Catalysis by a Zinc-Porphyrin-Based Metal–Organic Framework: From Theory to Computational Design

Catalytic metal–organic frameworks (MOFs) have captured widespread attention for displaying shape, size, chemical, and enantiomeric selectivity characteristic of biological enzymes. Nguyen and co-workers [J. Am. Chem. Soc.2009, 131, 4204–4205] synthesized a stable, crystalline, microporous, zinc-porphyrin-based metal–organic framework (ZnPO-MOF) that incorporates the catalytic activity of metalloporphyrins.
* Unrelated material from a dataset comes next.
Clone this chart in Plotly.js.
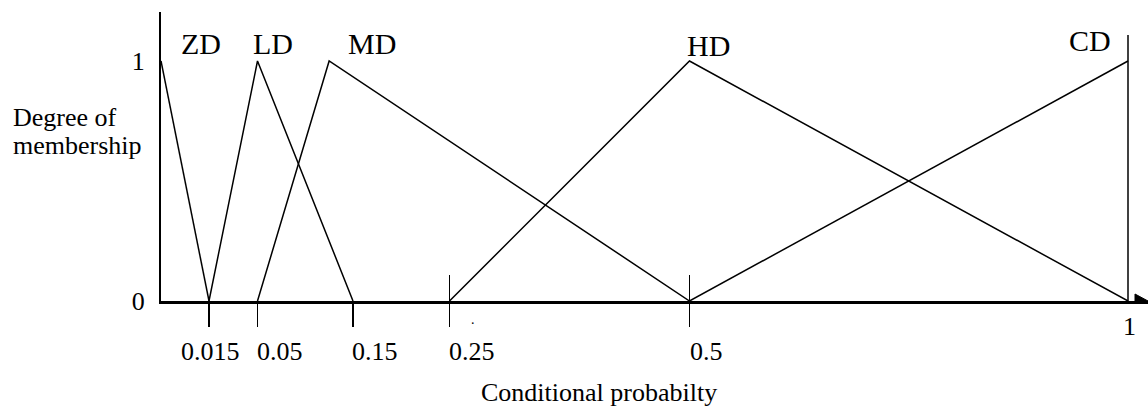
<!DOCTYPE html>
<html><head><meta charset="utf-8">
<script src="https://cdn.plot.ly/plotly-3.0.1.min.js"></script>
<style>html,body{margin:0;padding:0;background:#fff;}</style>
</head><body><div id="chart" style="width:1148px;height:414px;"></div>
<script>
// ---------------- data ----------------
const tickValues = [0.015, 0.05, 0.15, 0.25, 0.5, 1];
const tickLabels = ['0.015', '0.05', '0.15', '0.25', '0.5', '1'];
const yTickValues = [0, 1];
const yTickLabels = ['0', '1'];
const setNames = ['ZD', 'LD', 'MD', 'HD', 'CD'];
const zdX = [0, 0.015],          zdY = [1, 0];
const ldX = [0.015, 0.05, 0.15], ldY = [0, 1, 0];
const mdX = [0.05, 0.125, 0.5],  mdY = [0, 1, 0];
const hdX = [0.25, 0.5, 1],      hdY = [0, 1, 0];
const cdX = [0.5, 1],            cdY = [0, 1];
const peaks = [0, 0.05, 0.125, 0.5, 1];
const xTitle = 'Conditional probabilty';
const yTitleLines = ['Degree of', 'membership'];

// ---------------- layout / style ----------------
// The diagram's x axis is not drawn to scale: breakpoints are spaced by hand.
const axisBreaks = [0, 0.015, 0.05, 0.15, 0.25, 0.5, 1];
const axisSpan   = [0, 48, 96.5, 192, 288.5, 528.5, 967];
function warp(v) {
  for (let i = 1; i < axisBreaks.length; i++) {
    if (v <= axisBreaks[i]) {
      const f = (v - axisBreaks[i-1]) / (axisBreaks[i] - axisBreaks[i-1]);
      return axisSpan[i-1] + f * (axisSpan[i] - axisSpan[i-1]);
    }
  }
  return axisSpan[axisSpan.length - 1];
}
const FONT = 'Liberation Serif, Times New Roman, serif';
const PLOT_W = 987;
const crossTicks = [0.25, 0.5];
const labelDx = [40, 15.5, 43, 18.5, -38];
const labelDy = [18, 18, 18, 16, 21];
const tickAnchor = ['center', 'left', 'left', 'left', 'left', 'center'];
const tickShiftX = [1, -3, -3, -3, -2, 1];
const tickShiftY = [-50, -50, -50, -50, -50, -25];

const line = {color: '#000', width: 1.5};
const series = [[zdX, zdY], [ldX, ldY], [mdX, mdY], [hdX, hdY], [cdX, cdY]];
const traces = series.map((s, i) => ({
  type: 'scatter', mode: 'lines', name: setNames[i],
  x: s[0].map(warp), y: s[1], line: line, cliponaxis: false,
  hoverinfo: 'skip', showlegend: false
}));
traces.push({type: 'scatter', mode: 'lines', x: [0, PLOT_W], y: [0, 0], xaxis: 'x2',
  line: {width: 0}, hoverinfo: 'skip', showlegend: false});

const annotations = [];
setNames.forEach((n, i) => annotations.push({
  x: warp(peaks[i]) + labelDx[i], y: 1, xref: 'x', yref: 'y', text: n,
  showarrow: false, xanchor: 'center', yanchor: 'middle', yshift: labelDy[i],
  font: {family: FONT, size: 30, color: '#000'}
}));
tickValues.forEach((v, i) => annotations.push({
  x: warp(v), y: 0, xref: 'x', yref: 'y', text: tickLabels[i], showarrow: false,
  xanchor: tickAnchor[i], yanchor: 'middle', xshift: tickShiftX[i], yshift: tickShiftY[i],
  font: {family: FONT, size: 26, color: '#000'}
}));
annotations.push({x: 438, y: 0, xref: 'x', yref: 'y', text: xTitle, showarrow: false,
  xanchor: 'center', yanchor: 'middle', yshift: -91, font: {family: FONT, size: 26, color: '#000'}});
yTitleLines.forEach((t, i) => annotations.push({
  x: -148 / PLOT_W, y: 0, xref: 'paper', yref: 'y', text: t, showarrow: false, xanchor: 'left',
  yanchor: 'middle', yshift: 184 - 28 * i, xshift: -2, font: {family: FONT, size: 26, color: '#000'}
}));
annotations.push({x: 312, y: 0, xref: 'x', yref: 'y', text: '.', showarrow: false,
  xanchor: 'center', yanchor: 'middle', yshift: -18, font: {family: FONT, size: 14, color: '#000'}});

const shapes = [
  {type: 'line', xref: 'x', yref: 'y', x0: warp(1), x1: warp(1), y0: 0, y1: 1.108,
   line: {color: '#000', width: 1.5}},
  {type: 'path', xref: 'x', yref: 'y', xsizemode: 'pixel', ysizemode: 'pixel',
   xanchor: PLOT_W, yanchor: 0, path: 'M -13,7 L 0,0 L -13,-7 Z',
   fillcolor: '#000', line: {color: '#000', width: 1}}
];

const layout = {
  width: 1148, height: 414,
  margin: {l: 161, r: 0, t: 12, b: 113},
  paper_bgcolor: '#fff', plot_bgcolor: '#fff',
  font: {family: FONT, size: 26, color: '#000'},
  xaxis: {range: [0, PLOT_W], showgrid: false, zeroline: false, showline: true,
    linecolor: '#000', linewidth: 2.5, ticks: 'outside', ticklen: 23, tickwidth: 1.5,
    tickcolor: '#000', tickvals: tickValues.slice(0, 5).map(warp), showticklabels: false,
    fixedrange: true},
  xaxis2: {range: [0, PLOT_W], overlaying: 'x', anchor: 'y', side: 'bottom', showgrid: false,
    zeroline: false, showline: false, ticks: 'inside', ticklen: 26, tickwidth: 1.5,
    tickcolor: '#000', tickvals: crossTicks.map(warp), showticklabels: false},
  yaxis: {range: [0, 289 / 240], showgrid: false, zeroline: false, showline: true,
    linecolor: '#000', linewidth: 2, ticks: '', tickvals: yTickValues, ticktext: yTickLabels,
    ticklabelstandoff: 9, tickfont: {family: FONT, size: 26, color: '#000'}, fixedrange: true},
  annotations: annotations,
  shapes: shapes
};
Plotly.newPlot('chart', traces, layout, {displayModeBar: false, staticPlot: true});
</script></body></html>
They observed a 236-fold initial acceleration of an acyl-transfer reaction between 3-pyridylcarbinol and N-acetylimidazole by ZnPO-MOF, and attributed this catalysis primarily to a high local concentration or "preconcentration" of reactants at the porphyrin-Zn active sites of the framework. We report a detailed theoretical investigation of the framework-promoted reaction using the full atomic structure of the MOF. The three-step first-principles-based method developed for this purpose can be applied to study other catalytically active MOFs, and can help in the computational design of frameworks with optimum preconcentration and chemical sensing properties. Calculations show that reactants bind to the closely packed porphyrin-Zn sites of ZnPO-MOF, resulting in a high local concentration of catalyst-bound reactant. Our model predicts that reactant preconcentration in ZnPO-MOF can increase the initial rate of the acyl-transfer reaction by about 2 orders of magnitude relative to the uncatalyzed reaction, and can be the dominant catalytic mechanism in this system.